Cookie Monster, who's wearing flip-flops, is having a chuckle with his friend, laughing at Sam Elliot over there in the corner. "Hey, Turdy Monk! Look at that sad old man," Cookie says. "Our deluxe outfits are certain to defeat his lame efforts when it comes time to judge the costume contest... Victory and its attendant spoils will soon be ours! I must lubricate my vibrating 20-sided dice before the victory wenches arrive." And that's Kool Moe Dee there in the background, talking on the phone, saying, "Holy shit, I never knew white people were so cool! I just saw the freshest Sam Elliot costume! I'm inspired to write a def rhyme on the subject." And Beardy Hat Guy with the manpurse walking by is going, "Shit, Kool Moe Dee sure looks important talking on that cell phone! I'm going to pretend I have one too." And then that green lumpy chick in the back is all like, "I... I..." Uhhh... Shit, dude. You know what? I'm tired. I got nuthin'.

Originally I even had this great plan for my own costume. I was going to wear a gorilla suit, but ditch the mask. In its place, I'd get a top hat and Abe Lincoln beard, and maybe finish it all off with a corncob pipe and sunglasses. Just do something totally random, you know? And see if anybody even noticed. I told my friends about it while we were walking around that day.

"That would've been great. You should've done it. You would've been Ape Lincoln," said my friend Todd.

"Ape... Lincoln?" Leave it to Todd to instantly come up with a fucking name for my stupid-ass random costume idea.

"Yeah! Ape Lincoln! That would've been awesome!" Todd said. "And what if it turned out Ape Lincoln was, like, a real character? And you didn't even know it?"

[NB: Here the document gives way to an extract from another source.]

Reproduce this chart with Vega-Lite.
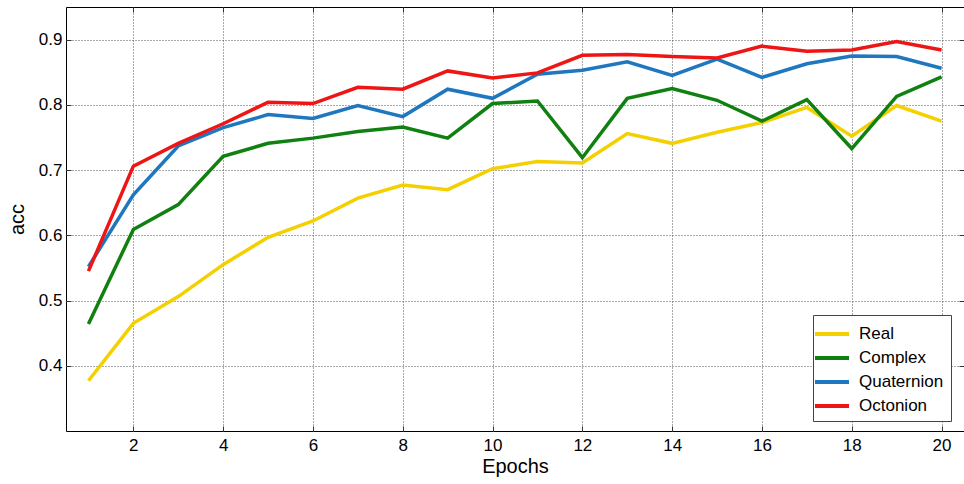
{
  "$schema": "https://vega.github.io/schema/vega-lite/v6.json",
  "width": 898,
  "height": 424,
  "autosize": {"type": "none"},
  "padding": {"left": 66, "top": 7, "right": 0, "bottom": 53},
  "background": "white",
  "config": {
    "font": "Liberation Sans",
    "view": {"stroke": "black", "strokeWidth": 1},
    "axis": {
      "labelFont": "Liberation Sans",
      "titleFont": "Liberation Sans",
      "labelColor": "black",
      "titleColor": "black",
      "domainColor": "black",
      "tickColor": "#333",
      "titleFontWeight": "normal"
    }
  },
  "data": {
    "values": [
      {"epoch": 1, "model": "Real", "acc": 0.377},
      {"epoch": 2, "model": "Real", "acc": 0.465},
      {"epoch": 3, "model": "Real", "acc": 0.506},
      {"epoch": 4, "model": "Real", "acc": 0.555},
      {"epoch": 5, "model": "Real", "acc": 0.597},
      {"epoch": 6, "model": "Real", "acc": 0.622},
      {"epoch": 7, "model": "Real", "acc": 0.657},
      {"epoch": 8, "model": "Real", "acc": 0.677},
      {"epoch": 9, "model": "Real", "acc": 0.670},
      {"epoch": 10, "model": "Real", "acc": 0.702},
      {"epoch": 11, "model": "Real", "acc": 0.713},
      {"epoch": 12, "model": "Real", "acc": 0.711},
      {"epoch": 13, "model": "Real", "acc": 0.756},
      {"epoch": 14, "model": "Real", "acc": 0.741},
      {"epoch": 15, "model": "Real", "acc": 0.758},
      {"epoch": 16, "model": "Real", "acc": 0.773},
      {"epoch": 17, "model": "Real", "acc": 0.796},
      {"epoch": 18, "model": "Real", "acc": 0.752},
      {"epoch": 19, "model": "Real", "acc": 0.799},
      {"epoch": 20, "model": "Real", "acc": 0.775},
      {"epoch": 1, "model": "Complex", "acc": 0.464},
      {"epoch": 2, "model": "Complex", "acc": 0.609},
      {"epoch": 3, "model": "Complex", "acc": 0.647},
      {"epoch": 4, "model": "Complex", "acc": 0.721},
      {"epoch": 5, "model": "Complex", "acc": 0.741},
      {"epoch": 6, "model": "Complex", "acc": 0.749},
      {"epoch": 7, "model": "Complex", "acc": 0.759},
      {"epoch": 8, "model": "Complex", "acc": 0.766},
      {"epoch": 9, "model": "Complex", "acc": 0.749},
      {"epoch": 10, "model": "Complex", "acc": 0.802},
      {"epoch": 11, "model": "Complex", "acc": 0.806},
      {"epoch": 12, "model": "Complex", "acc": 0.719},
      {"epoch": 13, "model": "Complex", "acc": 0.810},
      {"epoch": 14, "model": "Complex", "acc": 0.825},
      {"epoch": 15, "model": "Complex", "acc": 0.807},
      {"epoch": 16, "model": "Complex", "acc": 0.775},
      {"epoch": 17, "model": "Complex", "acc": 0.808},
      {"epoch": 18, "model": "Complex", "acc": 0.733},
      {"epoch": 19, "model": "Complex", "acc": 0.813},
      {"epoch": 20, "model": "Complex", "acc": 0.843},
      {"epoch": 1, "model": "Quaternion", "acc": 0.552},
      {"epoch": 2, "model": "Quaternion", "acc": 0.662},
      {"epoch": 3, "model": "Quaternion", "acc": 0.737},
      {"epoch": 4, "model": "Quaternion", "acc": 0.765},
      {"epoch": 5, "model": "Quaternion", "acc": 0.785},
      {"epoch": 6, "model": "Quaternion", "acc": 0.779},
      {"epoch": 7, "model": "Quaternion", "acc": 0.799},
      {"epoch": 8, "model": "Quaternion", "acc": 0.782},
      {"epoch": 9, "model": "Quaternion", "acc": 0.824},
      {"epoch": 10, "model": "Quaternion", "acc": 0.810},
      {"epoch": 11, "model": "Quaternion", "acc": 0.847},
      {"epoch": 12, "model": "Quaternion", "acc": 0.853},
      {"epoch": 13, "model": "Quaternion", "acc": 0.866},
      {"epoch": 14, "model": "Quaternion", "acc": 0.845},
      {"epoch": 15, "model": "Quaternion", "acc": 0.870},
      {"epoch": 16, "model": "Quaternion", "acc": 0.842},
      {"epoch": 17, "model": "Quaternion", "acc": 0.863},
      {"epoch": 18, "model": "Quaternion", "acc": 0.875},
      {"epoch": 19, "model": "Quaternion", "acc": 0.874},
      {"epoch": 20, "model": "Quaternion", "acc": 0.856},
      {"epoch": 1, "model": "Octonion", "acc": 0.545},
      {"epoch": 2, "model": "Octonion", "acc": 0.706},
      {"epoch": 3, "model": "Octonion", "acc": 0.741},
      {"epoch": 4, "model": "Octonion", "acc": 0.771},
      {"epoch": 5, "model": "Octonion", "acc": 0.804},
      {"epoch": 6, "model": "Octonion", "acc": 0.802},
      {"epoch": 7, "model": "Octonion", "acc": 0.827},
      {"epoch": 8, "model": "Octonion", "acc": 0.824},
      {"epoch": 9, "model": "Octonion", "acc": 0.852},
      {"epoch": 10, "model": "Octonion", "acc": 0.841},
      {"epoch": 11, "model": "Octonion", "acc": 0.849},
      {"epoch": 12, "model": "Octonion", "acc": 0.876},
      {"epoch": 13, "model": "Octonion", "acc": 0.877},
      {"epoch": 14, "model": "Octonion", "acc": 0.874},
      {"epoch": 15, "model": "Octonion", "acc": 0.872},
      {"epoch": 16, "model": "Octonion", "acc": 0.890},
      {"epoch": 17, "model": "Octonion", "acc": 0.882},
      {"epoch": 18, "model": "Octonion", "acc": 0.884},
      {"epoch": 19, "model": "Octonion", "acc": 0.897},
      {"epoch": 20, "model": "Octonion", "acc": 0.884}
    ]
  },
  "layer": [
    {
      "mark": {"type": "line", "strokeWidth": 3.5, "opacity": 0},
      "encoding": {
        "x": {"field": "epoch", "type": "quantitative", "scale": {"domain": [0.5, 20.5], "nice": false, "zero": false},
          "axis": {"orient": "top", "labels": false, "grid": false, "title": null, "values": [2,4,6,8,10,12,14,16,18,20], "tickSize": -5, "domain": false}},
        "y": {"field": "acc", "type": "quantitative", "scale": {"domain": [0.3, 0.95], "nice": false, "zero": false},
          "axis": {"orient": "right", "labels": false, "grid": false, "title": null, "values": [0.4,0.5,0.6,0.7,0.8,0.9], "tickSize": -5, "domain": false}},
        "detail": {"field": "model", "type": "nominal"}
      }
    },
    {
      "mark": {"type": "line", "strokeWidth": 3.5, "strokeJoin": "miter", "strokeCap": "butt"},
      "encoding": {
        "x": {"field": "epoch", "type": "quantitative", "scale": {"domain": [0.5, 20.5], "nice": false, "zero": false},
          "axis": {"orient": "bottom", "title": "Epochs", "titleFontSize": 20, "titlePadding": 3, "labelFontSize": 17, "values": [2,4,6,8,10,12,14,16,18,20], "tickSize": -5, "labelPadding": 11, "grid": true, "gridDash": [1, 2], "gridColor": "#555", "gridOpacity": 1, "domain": false}},
        "y": {"field": "acc", "type": "quantitative", "scale": {"domain": [0.3, 0.95], "nice": false, "zero": false},
          "axis": {"orient": "left", "title": "acc", "titleFontSize": 20, "titlePadding": 11, "labelFontSize": 17, "values": [0.4,0.5,0.6,0.7,0.8,0.9], "format": ".1f", "tickSize": -5, "labelPadding": 9, "grid": true, "gridDash": [1, 2], "gridColor": "#555", "gridOpacity": 1, "domain": false}},
        "color": {"field": "model", "type": "nominal",
          "scale": {"domain": ["Real", "Complex", "Quaternion", "Octonion"], "range": ["#F5D000", "#108010", "#1F77BF", "#EE1515"]},
          "legend": {"title": null, "orient": "none", "legendX": 747, "legendY": 308, "symbolType": "M-1.7,0H1.7", "symbolSize": 400, "symbolStrokeWidth": 4, "labelFontSize": 17, "labelFont": "Liberation Sans", "labelColor": "black", "strokeColor": "#444", "fillColor": "white", "padding": 7, "rowPadding": 4, "labelOffset": 15, "offset": 0}},
        "order": {"field": "epoch", "type": "quantitative"}
      }
    }
  ],
  "resolve": {"axis": {"x": "independent", "y": "independent"}}
}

I was still struggling with "Ape Lincoln" and just drooled in response.

"What if Ape Lincoln was some kind of anime that's never been released over here? You'd be walking along, and all of a sudden a mob of teenage Japanese girls would jump on you and start making out with you, because you were the one whitey who knew about their beloved Ape Lincoln!"

Todd was clearly on a roll. "Guh," I said.

"Actually, Ape Lincoln would probably end up being a guy who raped Japanese schoolgirls with the tentacles that came out of his pipe," Todd said. "And the mob of Japanese schoolgirls would attack you, just start beating the hell out of you! and they'd be yelling, 'We hate you, Ape Lincoln! Why do you rape us?! Why?!!' And nobody would know what was going on!"

At this point, I just shut down. Totally blacked out. It was all too much. Sam Elliot knew CPR, though, so I was soon out of danger.



I heard he won the costume contest, too. Cookie Monster was actually pretty gracious about it.